SOURCE RECORDS:
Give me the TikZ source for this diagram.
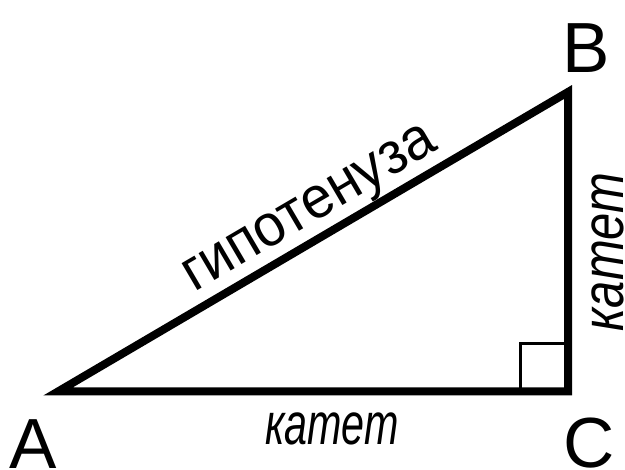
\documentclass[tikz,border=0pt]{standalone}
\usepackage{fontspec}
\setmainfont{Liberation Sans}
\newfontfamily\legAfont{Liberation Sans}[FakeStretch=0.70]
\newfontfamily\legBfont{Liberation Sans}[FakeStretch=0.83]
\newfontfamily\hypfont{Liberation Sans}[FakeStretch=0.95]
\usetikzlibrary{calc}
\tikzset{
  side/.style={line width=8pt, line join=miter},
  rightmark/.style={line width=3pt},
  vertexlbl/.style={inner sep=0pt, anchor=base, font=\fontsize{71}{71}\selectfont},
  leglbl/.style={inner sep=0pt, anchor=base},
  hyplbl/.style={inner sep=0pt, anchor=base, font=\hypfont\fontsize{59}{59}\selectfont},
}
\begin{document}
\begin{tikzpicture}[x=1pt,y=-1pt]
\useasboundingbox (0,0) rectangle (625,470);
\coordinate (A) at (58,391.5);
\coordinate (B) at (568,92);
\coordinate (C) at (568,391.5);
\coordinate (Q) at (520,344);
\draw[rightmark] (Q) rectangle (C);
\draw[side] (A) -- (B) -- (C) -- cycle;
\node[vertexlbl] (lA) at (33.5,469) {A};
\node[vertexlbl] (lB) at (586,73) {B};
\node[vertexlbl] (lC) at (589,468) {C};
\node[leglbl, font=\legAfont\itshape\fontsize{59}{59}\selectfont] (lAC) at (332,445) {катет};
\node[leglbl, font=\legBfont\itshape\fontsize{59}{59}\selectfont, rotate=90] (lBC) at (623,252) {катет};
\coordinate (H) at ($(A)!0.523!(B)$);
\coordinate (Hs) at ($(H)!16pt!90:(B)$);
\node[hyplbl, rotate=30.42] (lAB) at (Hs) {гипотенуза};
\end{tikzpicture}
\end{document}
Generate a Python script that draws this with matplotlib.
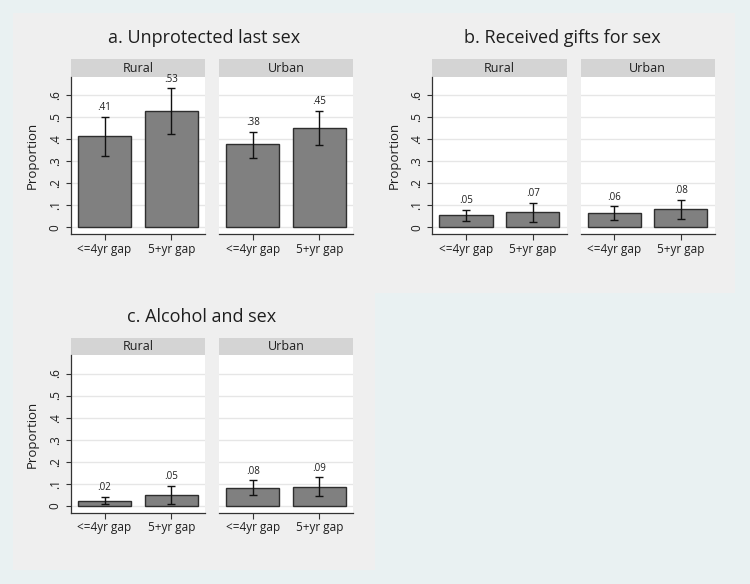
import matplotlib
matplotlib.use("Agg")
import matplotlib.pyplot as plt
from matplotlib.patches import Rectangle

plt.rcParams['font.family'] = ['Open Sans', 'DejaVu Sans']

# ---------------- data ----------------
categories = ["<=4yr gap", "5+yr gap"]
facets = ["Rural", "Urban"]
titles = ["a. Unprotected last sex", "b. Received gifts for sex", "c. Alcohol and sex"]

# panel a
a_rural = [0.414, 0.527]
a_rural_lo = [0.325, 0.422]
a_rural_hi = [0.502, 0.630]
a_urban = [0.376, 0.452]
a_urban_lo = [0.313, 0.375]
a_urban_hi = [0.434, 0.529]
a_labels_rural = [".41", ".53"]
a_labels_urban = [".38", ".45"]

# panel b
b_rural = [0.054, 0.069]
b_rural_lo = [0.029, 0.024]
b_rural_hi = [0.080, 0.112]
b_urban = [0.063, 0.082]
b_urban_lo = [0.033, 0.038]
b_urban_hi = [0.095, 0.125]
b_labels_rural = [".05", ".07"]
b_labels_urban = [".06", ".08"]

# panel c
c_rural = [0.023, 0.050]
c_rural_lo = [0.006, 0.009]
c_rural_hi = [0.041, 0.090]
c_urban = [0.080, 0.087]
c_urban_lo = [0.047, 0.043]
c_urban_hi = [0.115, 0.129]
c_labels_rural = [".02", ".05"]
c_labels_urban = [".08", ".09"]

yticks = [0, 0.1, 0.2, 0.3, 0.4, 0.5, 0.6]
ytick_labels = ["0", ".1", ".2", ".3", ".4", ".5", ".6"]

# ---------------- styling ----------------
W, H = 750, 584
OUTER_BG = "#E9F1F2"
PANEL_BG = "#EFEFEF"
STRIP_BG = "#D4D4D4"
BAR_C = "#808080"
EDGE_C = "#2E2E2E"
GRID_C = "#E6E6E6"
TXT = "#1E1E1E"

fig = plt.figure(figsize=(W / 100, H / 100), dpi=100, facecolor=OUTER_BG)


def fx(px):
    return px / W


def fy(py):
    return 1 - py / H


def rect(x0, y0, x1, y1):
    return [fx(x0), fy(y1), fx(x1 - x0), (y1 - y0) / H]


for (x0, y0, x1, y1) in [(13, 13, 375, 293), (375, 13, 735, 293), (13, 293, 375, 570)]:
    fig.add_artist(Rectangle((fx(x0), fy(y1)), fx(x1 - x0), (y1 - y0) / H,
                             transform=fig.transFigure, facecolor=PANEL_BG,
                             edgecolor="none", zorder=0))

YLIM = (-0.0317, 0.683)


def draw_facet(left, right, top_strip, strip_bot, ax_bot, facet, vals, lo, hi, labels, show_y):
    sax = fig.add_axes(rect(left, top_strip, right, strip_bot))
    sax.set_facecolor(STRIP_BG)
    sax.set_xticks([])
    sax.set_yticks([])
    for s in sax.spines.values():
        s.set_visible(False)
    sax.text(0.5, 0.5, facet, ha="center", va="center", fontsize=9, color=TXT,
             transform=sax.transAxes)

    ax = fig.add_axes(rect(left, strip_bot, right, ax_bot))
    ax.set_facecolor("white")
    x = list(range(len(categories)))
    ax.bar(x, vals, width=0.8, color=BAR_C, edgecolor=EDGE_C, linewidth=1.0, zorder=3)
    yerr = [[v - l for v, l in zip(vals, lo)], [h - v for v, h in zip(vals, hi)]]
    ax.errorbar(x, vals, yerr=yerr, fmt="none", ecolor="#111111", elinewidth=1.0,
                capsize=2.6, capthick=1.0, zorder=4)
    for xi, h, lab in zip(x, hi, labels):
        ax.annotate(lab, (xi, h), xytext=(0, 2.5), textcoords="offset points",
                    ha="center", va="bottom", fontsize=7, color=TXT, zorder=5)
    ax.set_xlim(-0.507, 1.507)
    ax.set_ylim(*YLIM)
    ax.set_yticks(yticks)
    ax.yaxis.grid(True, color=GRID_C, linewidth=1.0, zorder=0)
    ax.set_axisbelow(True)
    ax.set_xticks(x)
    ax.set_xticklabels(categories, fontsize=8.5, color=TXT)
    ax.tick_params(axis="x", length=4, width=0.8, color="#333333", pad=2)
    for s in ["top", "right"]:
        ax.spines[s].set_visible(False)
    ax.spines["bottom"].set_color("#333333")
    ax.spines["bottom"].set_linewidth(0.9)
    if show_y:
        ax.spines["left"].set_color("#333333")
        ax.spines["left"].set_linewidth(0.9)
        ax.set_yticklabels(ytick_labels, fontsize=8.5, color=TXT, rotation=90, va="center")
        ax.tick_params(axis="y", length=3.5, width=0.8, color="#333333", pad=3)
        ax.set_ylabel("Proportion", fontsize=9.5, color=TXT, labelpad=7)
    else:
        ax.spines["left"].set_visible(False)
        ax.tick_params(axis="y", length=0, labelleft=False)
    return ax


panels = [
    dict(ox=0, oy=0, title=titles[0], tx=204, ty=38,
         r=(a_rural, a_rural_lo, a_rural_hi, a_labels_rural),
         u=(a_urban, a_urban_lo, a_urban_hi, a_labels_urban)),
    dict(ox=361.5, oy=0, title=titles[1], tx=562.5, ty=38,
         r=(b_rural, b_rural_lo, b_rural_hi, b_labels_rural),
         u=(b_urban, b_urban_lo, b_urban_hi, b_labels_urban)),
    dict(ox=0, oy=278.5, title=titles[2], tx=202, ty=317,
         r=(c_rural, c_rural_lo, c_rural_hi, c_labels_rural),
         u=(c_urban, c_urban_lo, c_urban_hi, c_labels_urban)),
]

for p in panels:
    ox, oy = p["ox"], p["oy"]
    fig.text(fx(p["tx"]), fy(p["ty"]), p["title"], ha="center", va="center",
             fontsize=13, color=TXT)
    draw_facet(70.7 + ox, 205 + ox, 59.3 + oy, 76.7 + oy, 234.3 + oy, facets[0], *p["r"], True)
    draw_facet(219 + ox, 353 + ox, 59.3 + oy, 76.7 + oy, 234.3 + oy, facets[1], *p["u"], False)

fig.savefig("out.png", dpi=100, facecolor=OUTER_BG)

TASK TO CARRY OUT: Beginning with the line above that contains "Generate a Python" and finishing with the line that contains "Received gifts for", print those lines exactly and only. Skip all pictures.

EXERCISE OUTPUT:
Generate a Python script that draws this with matplotlib.
import matplotlib
matplotlib.use("Agg")
import matplotlib.pyplot as plt
from matplotlib.patches import Rectangle

plt.rcParams['font.family'] = ['Open Sans', 'DejaVu Sans']

# ---------------- data ----------------
categories = ["<=4yr gap", "5+yr gap"]
facets = ["Rural", "Urban"]
titles = ["a. Unprotected last sex", "b. Received gifts for sex", "c. Alcohol and sex"]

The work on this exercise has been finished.